With a shader 2.0 card, it is possible to fix all these problems. Precalculate and pack multiple rotated images as described above, but leave out the render-to-texture stage. Instead, make all the rotated images available to the main scene shader by stacking them in a volume texture. Per-pixel, this shader can then evaluate a localised direction of motion, use a set of tangent space vectors to transform it into texture space, make a local selection between the various rotated and blurred images, and then lerp between them as described above.
This would be an extremely expensive shader, however, and the low tech approximation produces good results when used within the right constraints. Is a more robust implementation really the most worthwhile use of shader cycles? I suspect not.
A more practical use of newer hardware is to perform the render-to-texture blur in realtime, rather than using precalculated data. This can give smoother transitions between different blur amounts and directions, at the cost of fillrate.
This sample program lets you compare the precalculated technique with a realtime render-to-texture blur, or using mipbias to fade out the detail texture, or no blurring at all.
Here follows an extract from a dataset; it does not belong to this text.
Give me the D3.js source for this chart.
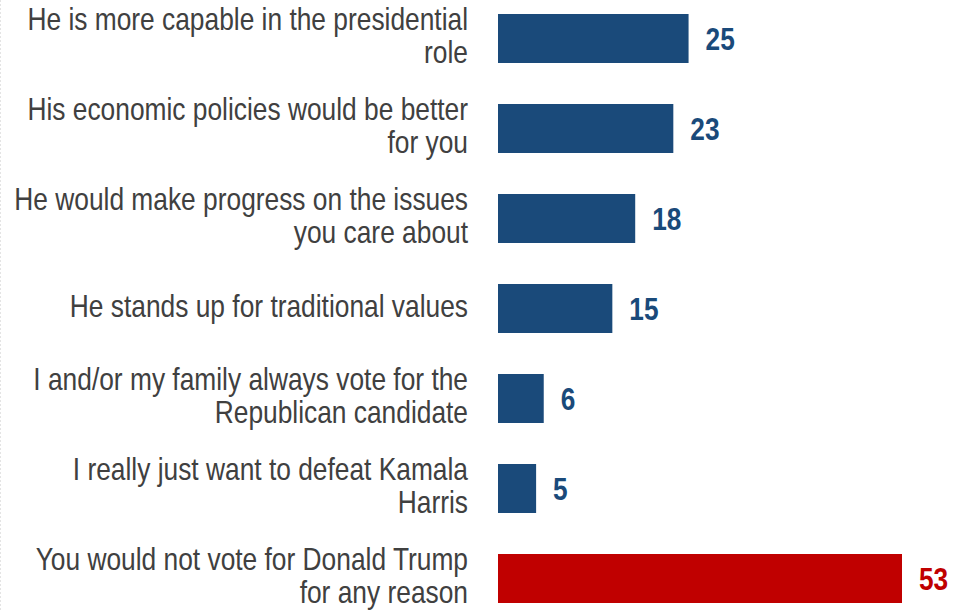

Click on the main 3D scene to focus it, then use the arrow keys to move around. Use the attributes pane on the right to try out different textures, change the precalculated image size and number of rotations, and choose between a monochrome image holding three different blur levels or a full color image with only a single amount of blur.
MotoGP 2 (Xbox and PC), developed by Climax and published by THQ, uses the precalculated detail texture blurring technique described in this article. MotoGP 1 used mipbias to fade out the detail texture as speed increased.